+++ Luis R. Rodriguez [06/01/17 21:36 +0100]:
On Tue, Jan 03, 2017 at 10:34:53AM +1030, Rusty Russell wrote:
"Luis R. Rodriguez" <mcgrof@xxxxxxxxxx> writes:
> Right, out of ~350 request_module() calls (not included try requests)
> only ~46 check the return value. Hence a validation check, and come to
> think of it, *this* was the issue that originally had me believing
> that in some places we might end up in a null deref --if those open
> coded request_module() calls assume the driver is loaded there could
> be many places where a NULL is inevitable.
Yes, assuming success == module loade is simply a bug. I wrote
try_then_request_module() to attempt to encapsulate the correct logic
into a single place; maybe we need other helpers to cover (most of?) the
remaining cases?
I see...
OK so indeed we have a few possible changes to kernel given the above:
a) Add SmPL rule to nag about incorrect uses of request_module() which
never check for the return value, and fix 86% of calls (304 call sites)
which are buggy
b) Add a new API call, perhaps request_module_assert() which would
BUG_ON() if the requested module didn't load, and change the callers
which do not check for the return value to this.

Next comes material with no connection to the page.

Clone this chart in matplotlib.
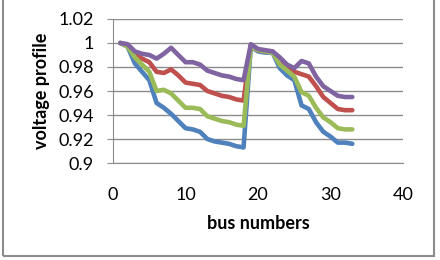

It is probably not a good idea to panic/BUG() because a requested
module didn't load. IMO callers should already be accounting for the
fact that request_module() doesn't provide these guarantees. I haven't
looked yet to see if the majority of these callers actually do the the
responsible thing, though.
Make request_module() do the assert and changing all proper callers of
request_module() to a new API call which *does* let you check for the
return value is another option but tasteless.
b) seems to be what you allude to, and while it may seem also of bad taste,
in practice it may be hard to get callers to properly check for the return
value. I actually just favor a) even though its more work.
> Granted, I agree they
> should be fixed, we could add a grammar rule to start nagging at
> driver developers for started, but it does beg the question also of
> what a tightly knit validation for modprobe might look like, and hence
> this patch and now the completed not-yet-posted alias work.

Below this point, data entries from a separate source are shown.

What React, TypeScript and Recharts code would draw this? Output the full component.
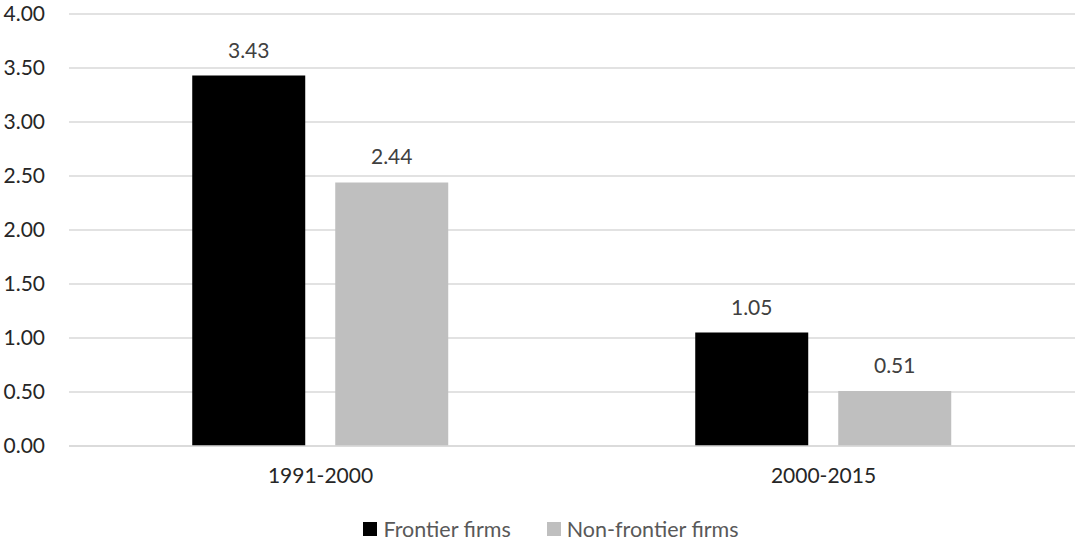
import React from 'react';
import { BarChart, Bar, XAxis, YAxis, CartesianGrid, Legend, LabelList } from 'recharts';

// Periods shown on the x axis
const periods = ['1991-2000', '2000-2015'];
// Average growth rate per period
const frontierValues = [3.43, 1.05];
const nonFrontierValues = [2.44, 0.51];
// Y axis ticks
const yTicks = [0, 0.5, 1, 1.5, 2, 2.5, 3, 3.5, 4];

const seriesNames = { frontier: 'Frontier firms', nonFrontier: 'Non-frontier firms' };
const seriesColors = { frontier: '#000000', nonFrontier: '#bfbfbf' };

const data = periods.map((period, i) => ({
  period,
  frontier: frontierValues[i],
  nonFrontier: nonFrontierValues[i],
}));

const FONT = 'Lato, "Open Sans", sans-serif';

const fmt = (v: number) => Number(v).toFixed(2);

function LegendContent() {
  const items = [
    { key: 'frontier', label: seriesNames.frontier, color: seriesColors.frontier },
    { key: 'nonFrontier', label: seriesNames.nonFrontier, color: seriesColors.nonFrontier },
  ];
  return (
    <div
      style={{
        height: 26,
        display: 'flex',
        justifyContent: 'center',
        alignItems: 'center',
        fontFamily: FONT,
        fontSize: 21.5,
        color: '#595959',
        paddingLeft: 27,
      }}
    >
      {items.map((it, i) => (
        <div key={it.key} style={{ display: 'flex', alignItems: 'center', marginLeft: i === 0 ? 0 : 36 }}>
          <span style={{ display: 'inline-block', width: 14, height: 14, background: it.color, marginRight: 6 }} />
          <span>{it.label}</span>
        </div>
      ))}
    </div>
  );
}

export default function App() {
  return (
    <div style={{ position: 'absolute', left: 0, top: 0, background: '#fff' }}>
      <BarChart
        width={1075}
        height={542}
        data={data}
        margin={{ top: 14, right: 0, left: 0, bottom: 0 }}
        barCategoryGap="24.5%"
        barGap={30}
      >
        <CartesianGrid vertical={false} stroke="#d9d9d9" strokeWidth={1.5} />
        <XAxis
          dataKey="period"
          height={70}
          axisLine={{ stroke: '#d9d9d9', strokeWidth: 1.5 }}
          tickLine={false}
          tickMargin={16}
          tick={{ fill: '#262626', fontSize: 21, fontFamily: FONT }}
        />
        <YAxis
          width={69}
          domain={[0, 4]}
          ticks={yTicks}
          tickFormatter={fmt}
          axisLine={false}
          tickLine={false}
          tickMargin={18}
          tick={{ fill: '#262626', fontSize: 21, fontFamily: FONT }}
        />
        <Legend verticalAlign="bottom" content={() => <LegendContent />} />
        <Bar dataKey="frontier" name={seriesNames.frontier} fill={seriesColors.frontier} isAnimationActive={false}>
          <LabelList dataKey="frontier" position="top" offset={18} formatter={fmt} fill="#404040" fontSize={21} fontFamily={FONT} />
        </Bar>
        <Bar dataKey="nonFrontier" name={seriesNames.nonFrontier} fill={seriesColors.nonFrontier} isAnimationActive={false}>
          <LabelList dataKey="nonFrontier" position="top" offset={18} formatter={fmt} fill="#404040" fontSize={21} fontFamily={FONT} />
        </Bar>
      </BarChart>
    </div>
  );
}
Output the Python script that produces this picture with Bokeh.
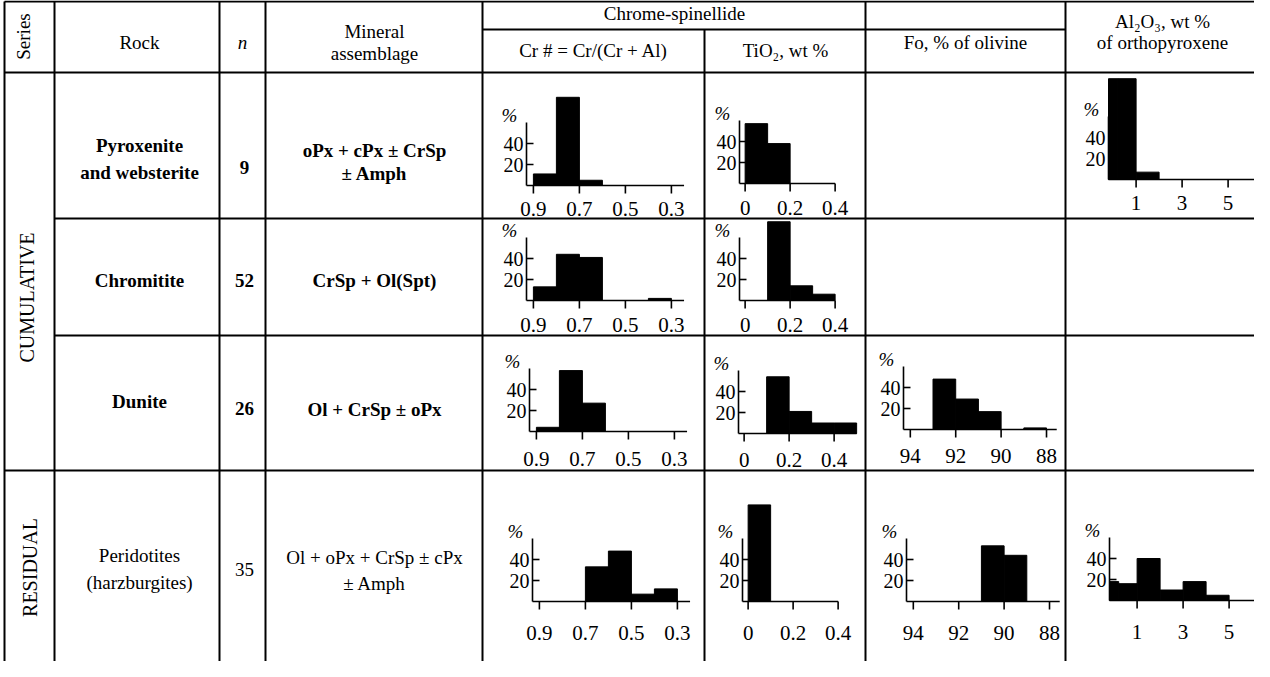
from bokeh.plotting import figure
from bokeh.models import Range1d
from bokeh.core.properties import value
from bokeh.embed import file_html
from bokeh.resources import INLINE

# ---------------- data ----------------
series_labels = ["CUMULATIVE", "RESIDUAL"]
rock_lines = [["Pyroxenite", "and websterite"], ["Chromitite"], ["Dunite"],
              ["Peridotites", "(harzburgites)"]]
n_values = ["9", "52", "26", "35"]
assemblage_lines = [["oPx + cPx ± CrSp", "± Amph"], ["CrSp + Ol(Spt)"],
                    ["Ol + CrSp ± oPx"], ["Ol + oPx + CrSp ± cPx", "± Amph"]]

# Cr# = Cr/(Cr+Al) of chrome-spinellide, % of samples per bin
cr_left = [0.9, 0.8, 0.7, 0.6, 0.5, 0.4]
cr_right = [0.8, 0.7, 0.6, 0.5, 0.4, 0.3]
cr_pyroxenite = [11, 84, 5, 0, 0, 0]
cr_chromitite = [13, 44, 41, 0, 0, 2]
cr_dunite = [4, 58, 27, 0, 0, 0]
cr_peridotite = [0, 0, 33, 48, 7, 12]
cr_ticks = [0.9, 0.7, 0.5, 0.3]
cr_tick_labels = ["0.9", "0.7", "0.5", "0.3"]

# TiO2, wt % of chrome-spinellide
ti_left = [0.0, 0.1, 0.2, 0.3, 0.4]
ti_right = [0.1, 0.2, 0.3, 0.4, 0.5]
ti_pyroxenite = [57, 38, 0, 0, 0]
ti_chromitite = [0, 75, 14, 6, 0]
ti_dunite = [0, 54, 21, 10, 10]
ti_peridotite = [92, 0, 0, 0, 0]
ti_ticks = [0.0, 0.2, 0.4]
ti_tick_labels = ["0", "0.2", "0.4"]

# Fo, % of olivine
fo_left = [94, 93, 92, 91, 90, 89]
fo_right = [93, 92, 91, 90, 89, 88]
fo_dunite = [0, 48, 29, 17, 0, 1.5]
fo_peridotite = [0, 0, 0, 53, 44, 0]
fo_ticks = [94, 92, 90, 88]
fo_tick_labels = ["94", "92", "90", "88"]

# Al2O3, wt % of orthopyroxene
al_left = [-0.2, 0.2, 1, 2, 3, 4]
al_right = [0.2, 1, 2, 3, 4, 5]
al_pyroxenite = [96, 96, 7, 0, 0, 0]
al_peridotite = [18, 16, 40, 10, 18, 5]
al_ticks = [1, 3, 5]
al_tick_labels = ["1", "3", "5"]

pct_ticks = [20, 40]
pct_tick_labels = ["20", "40"]

# ---------------- layout / style ----------------
SERIF = value("Liberation Serif")
W, H = 1254, 661
PX_PER_PCT = 1.05
AXIS_TOP = 60

p = figure(width=W, height=H, x_range=Range1d(8, 8 + W), y_range=Range1d(8 + H, 8),
           output_backend="svg", toolbar_location=None, min_border=0,
           x_axis_type=None, y_axis_type=None)
p.outline_line_color = None
p.background_fill_color = "white"
p.border_fill_color = "white"

# table rules
X_L, X_SER, X_ROCK, X_N, X_MIN, X_CR, X_TI, X_FO, X_R = 12, 62, 227, 273, 490, 712, 873, 1073, 8 + W
Y_T, Y_SUB, Y_H, Y_R1, Y_R2, Y_R3, Y_B = 9, 37, 80, 226, 343, 478, 8 + H
hx0 = [X_L, X_MIN, X_L, X_SER, X_SER, X_L]
hx1 = [X_R, X_FO, X_R, X_R, X_R, X_R]
hy = [Y_T, Y_SUB, Y_H, Y_R1, Y_R2, Y_R3]
p.segment(x0=hx0, y0=hy, x1=hx1, y1=hy, line_color="black", line_width=2)
vx = [X_L, X_SER, X_ROCK, X_N, X_MIN, X_CR, X_TI, X_FO]
vy0 = [Y_T, Y_T, Y_T, Y_T, Y_T, Y_SUB, Y_T, Y_T]
p.segment(x0=vx, y0=vy0, x1=vx, y1=[Y_B] * len(vx), line_color="black", line_width=2)


def txt(x, y, s, size="19px", style="normal", align="center", angle=0.0):
    p.text(x=[x], y=[y], text=[s], text_font=SERIF, text_font_size=size,
           text_font_style=style, text_align=align, text_baseline="middle",
           angle=angle, text_color="black")


# header
txt(31, 44, "Series", angle=1.5707963)
txt(147, 50, "Rock")
txt(250, 50, "n", style="italic")
txt(382, 39, "Mineral")
txt(382, 61, "assemblage")
txt(682, 21, "Chrome-spinellide")
txt(601, 58, "Cr # = Cr/(Cr + Al)")
txt(793, 58, "TiO₂, wt %")
txt(973, 50, "Fo, % of olivine")
txt(1170, 29, "Al₂O₃, wt %")
txt(1170, 50, "of orthopyroxene")

# series labels
txt(34, 305, series_labels[0], size="20px", angle=1.5707963)
txt(37, 575, series_labels[1], size="20px", angle=1.5707963)

# body rows
row_y = [[153, 180], [288], [409], [563, 590]]
n_y = [175, 288, 416, 577]
asm_y = [[158, 181], [288], [417], [565, 591]]
row_style = ["bold", "bold", "bold", "normal"]
for i in range(4):
    for s, yy in zip(rock_lines[i], row_y[i]):
        txt(147, yy, s, style=row_style[i])
    txt(252, n_y[i], n_values[i], style=row_style[i])
    for s, yy in zip(assemblage_lines[i], asm_y[i]):
        txt(382, yy, s, style=row_style[i])


def draw_hist(left, right, vals, ticks, tick_labels, x_start, x_end, ppu,
              axis_px, base_px, label_gap):
    sign = 1 if x_end > x_start else -1
    width_px = abs(x_end - x_start) * ppu
    sub = p.subplot(x_source=Range1d(x_start, x_end), y_source=Range1d(0, 100),
                    x_target=Range1d(axis_px, axis_px + width_px),
                    y_target=Range1d(base_px, base_px - PX_PER_PCT * 100))
    keep = [i for i, v in enumerate(vals) if v > 0]
    sub.quad(left=[left[i] for i in keep], right=[right[i] for i in keep],
             bottom=[0] * len(keep), top=[vals[i] for i in keep],
             fill_color="black", line_color="black", line_width=1)
    sub.segment(x0=[x_start, x_start], y0=[0, 0], x1=[x_end, x_start], y1=[0, AXIS_TOP],
                line_color="black", line_width=1.6)
    dx = sign * 7 / ppu
    sub.segment(x0=[x_start] * 2, y0=pct_ticks, x1=[x_start + dx] * 2, y1=pct_ticks,
                line_color="black", line_width=1.6)
    dy = 8 / PX_PER_PCT
    sub.segment(x0=ticks, y0=[0] * len(ticks), x1=ticks, y1=[-dy] * len(ticks),
                line_color="black", line_width=1.6)
    sub.text(x=ticks, y=[-label_gap / PX_PER_PCT] * len(ticks), text=tick_labels,
             text_font=SERIF, text_font_size="21px", text_align="center",
             text_baseline="middle", text_color="black")
    sub.text(x=[x_start - sign * 3 / ppu] * 2, y=pct_ticks, text=pct_tick_labels,
             text_font=SERIF, text_font_size="20px", text_align="right",
             text_baseline="middle", text_color="black")
    sub.text(x=[x_start - sign * 17 / ppu], y=[67], text=["%"],
             text_font=SERIF, text_font_size="19px", text_font_style="italic",
             text_align="center", text_baseline="middle", text_color="black")


CR = dict(left=cr_left, right=cr_right, ticks=cr_ticks, tick_labels=cr_tick_labels,
          x_start=0.93, x_end=0.245, ppu=230)
TI = dict(left=ti_left, right=ti_right, ticks=ti_ticks, tick_labels=ti_tick_labels,
          x_start=-0.025, x_end=0.4, ppu=225)
FO = dict(left=fo_left, right=fo_right, ticks=fo_ticks, tick_labels=fo_tick_labels,
          x_start=94.3, x_end=87.55, ppu=22.7)
AL = dict(left=al_left, right=al_right, ticks=al_ticks, tick_labels=al_tick_labels,
          x_start=-0.2, x_end=6.3, ppu=23)

# row 1
draw_hist(vals=cr_pyroxenite, axis_px=534, base_px=193, label_gap=23, **CR)
draw_hist(vals=ti_pyroxenite, axis_px=747, base_px=191, label_gap=24, **TI)
draw_hist(vals=al_pyroxenite, axis_px=1116, base_px=187, label_gap=23, **AL)
# row 2
draw_hist(vals=cr_chromitite, axis_px=534, base_px=308, label_gap=24, **CR)
draw_hist(vals=ti_chromitite, axis_px=747, base_px=308, label_gap=24, **TI)
# row 3
draw_hist(vals=cr_dunite, axis_px=537, base_px=439, label_gap=27, **CR)
TI3 = dict(TI, x_end=0.5)
draw_hist(vals=ti_dunite, axis_px=746, base_px=441, label_gap=26, **TI3)
draw_hist(vals=fo_dunite, axis_px=911, base_px=437, label_gap=26, **FO)
# row 4
draw_hist(vals=cr_peridotite, axis_px=540, base_px=609, label_gap=31, **CR)
draw_hist(vals=ti_peridotite, axis_px=750, base_px=609, label_gap=31, **TI)
draw_hist(vals=fo_peridotite, axis_px=914, base_px=609, label_gap=31, **FO)
draw_hist(vals=al_peridotite, axis_px=1117, base_px=608, label_gap=31, **AL)

open("out.html", "w").write(file_html(p, INLINE))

I really think aliases-in-kernel is too heavy a hammer, but a warning
when modprobe "succeeds" and the module still isn't found would be
a Good Thing.
OK -- such a warning can really only happen if we had alias support though.
So one option is to add this and alias parsing support as a debug option.
Hm, I see what you're saying..
To clarify the problem (if anyone was confused, as I was..): we can
verify a module is loaded by using find_module_all() and looking at
its state. However, find_module_all() operates on real module names,
and we can't verify a module has successfully loaded if all we have is
the name of the alias (eg, "fs-*" aliases in get_fs_type), because we
have no alias->real_module_name mappings in the kernel.
However, in Rusty's sample get_fs_type WARN() code, we indirectly
validated request_module()'s work by verifying that the
file_system_type has actually registered, which is what should happen
if a filesystem module successfully loads. So in this case, the caller
(get_fs_type) indirectly checks if the service it requested is now
available, which is what I *thought* callers were supposed to do in
the first place (and we didn't need the help of aliases to do that).
I think the main question we have to answer is, should the burden of
validation be on the callers, or on request_module? I am currently
leaning towards the former, but I'm still thinking.
> Would it be worthy as a kconfig kmod debugging aide for now? I can
> follow up with a semantic patch to nag about checking the return value
> of request_module(), and we can have 0-day then also complain about
> new invalid uses.
Yeah, a warning about this would be win for sure.
OK will work on such SmPL patch into the next patch series for this patch set.
BTW, I wrote the original "check-for-module-before-loading" in
module-init-tools, but I'm starting to wonder if it was a premature
optimization. Have you thought about simply removing it and always
trying to load the module? If it doesn't slow things down, perhaps
simplicity FTW?
I've given this some thought as I tried to blow up request_module() with
the new kmod stress test driver and given the small changes I made -- I'm of the
mind set it should be based on numbers: if a change improves the time it takes
to load modules while also not regressing all the other test cases then we
should go with it. The only issue is we don't yet have enough test cases
to cover the typical distribution setup: load tons of modules, and only
sometimes try to load a few of the same modules.
The early module-init-tools check seems fair gain to me given a bounce back to
the kernel and back to userspace should incur a bit more work than just checking
for a few files on the filesystem. As I noted though, I can't prove this for most
cases for now, but its a hunch.
So I'd advocate leaving the "check-for-module-before-loading" on kmod for now.